- WORK TO COMPLETE -
Pick out the lines below that contain the string "LaTeX" and copy them all.

-=-=-

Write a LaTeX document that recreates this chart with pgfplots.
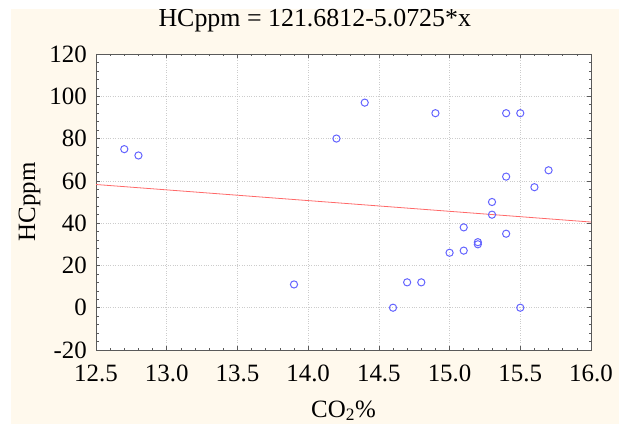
\documentclass[border=0pt]{standalone}
\usepackage{pgfplots}
\pgfplotsset{compat=1.18}
\usepackage{fontspec}
\setmainfont{Liberation Serif}
\definecolor{cream}{RGB}{255,249,237}
\definecolor{ptblue}{RGB}{100,100,255}
\definecolor{lnred}{RGB}{255,105,105}
\definecolor{frame}{RGB}{90,90,90}
\begin{document}
\begin{tikzpicture}
\path[fill=white] (0,0) rectangle (625bp,424bp);
\fill[cream] (11bp,0) rectangle (619bp,415bp);
\begin{axis}[
  at={(96bp,74bp)}, anchor=south west,
  scale only axis, width=495bp, height=296bp,
  xmin=12.5, xmax=16.0, ymin=-20, ymax=120,
  xtick={12.5,13.0,...,16.0}, ytick={-20,0,...,120},
  minor x tick num=4, minor y tick num=4,
  xticklabel style={/pgf/number format/fixed, /pgf/number format/fixed zerofill, /pgf/number format/precision=1},
  /pgf/number format/assume math mode=true,
  tick align=inside, major tick length=4bp, minor tick length=2.5bp,
  tick style={frame, line width=0.6pt},
  axis line style={frame, line width=0.8pt},
  axis background/.style={fill=white},
  grid=major, major grid style={dotted, gray!40, line width=0.7pt},
  ticklabel style={font=\fontsize{25}{25}\selectfont},
  x tick label style={anchor=base, yshift=-31bp, inner sep=0pt},
  y tick label style={anchor=east, inner sep=0pt, xshift=-9bp},
  title={HCppm = 121.6812-5.0725*x},
  title style={font=\fontsize{26}{26}\selectfont, at={(axis description cs:0.442,1)}, anchor=base, yshift=22bp},
  xlabel={CO\textsubscript{2}\%},
  xlabel style={font=\fontsize{25}{25}\selectfont, at={(axis description cs:0.5,0)}, anchor=base, yshift=-67bp},
  ylabel={HCppm},
  ylabel style={font=\fontsize{25}{25}\selectfont, at={(axis description cs:-0.1343,0.5)}, anchor=center},
]
\addplot[lnred, line width=0.8pt] coordinates {(12.5,58.2745) (16.0,40.5212)};
\addplot[only marks, mark=o, mark size=3.6bp, mark options={ptblue, line width=1pt}] coordinates {
(12.7,75) (12.8,72) (13.9,11) (14.2,80) (14.4,97) (14.6,0) (14.7,12) (14.8,12)
(14.9,92) (15.0,26) (15.1,27) (15.1,38) (15.2,30) (15.2,31) (15.3,50) (15.3,44)
(15.4,92) (15.4,62) (15.4,35) (15.5,92) (15.5,0) (15.6,57) (15.7,65)
};
\end{axis}
\end{tikzpicture}
\end{document}
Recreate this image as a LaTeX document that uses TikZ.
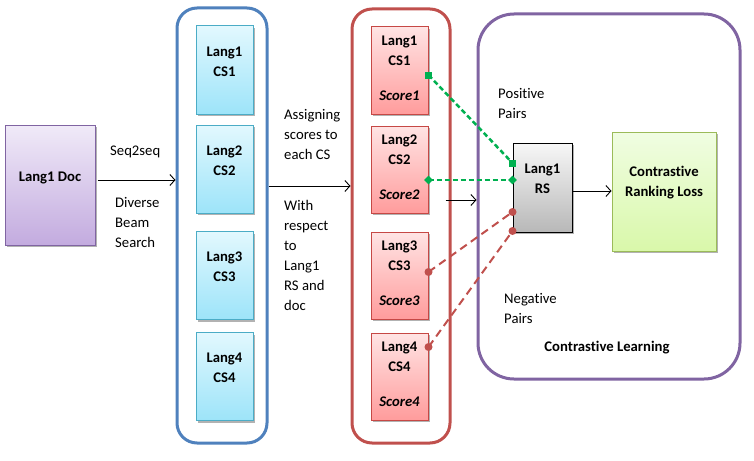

-=-=-

- REPLY -
Write a LaTeX document that recreates this chart with pgfplots.
Recreate this image as a LaTeX document that uses TikZ.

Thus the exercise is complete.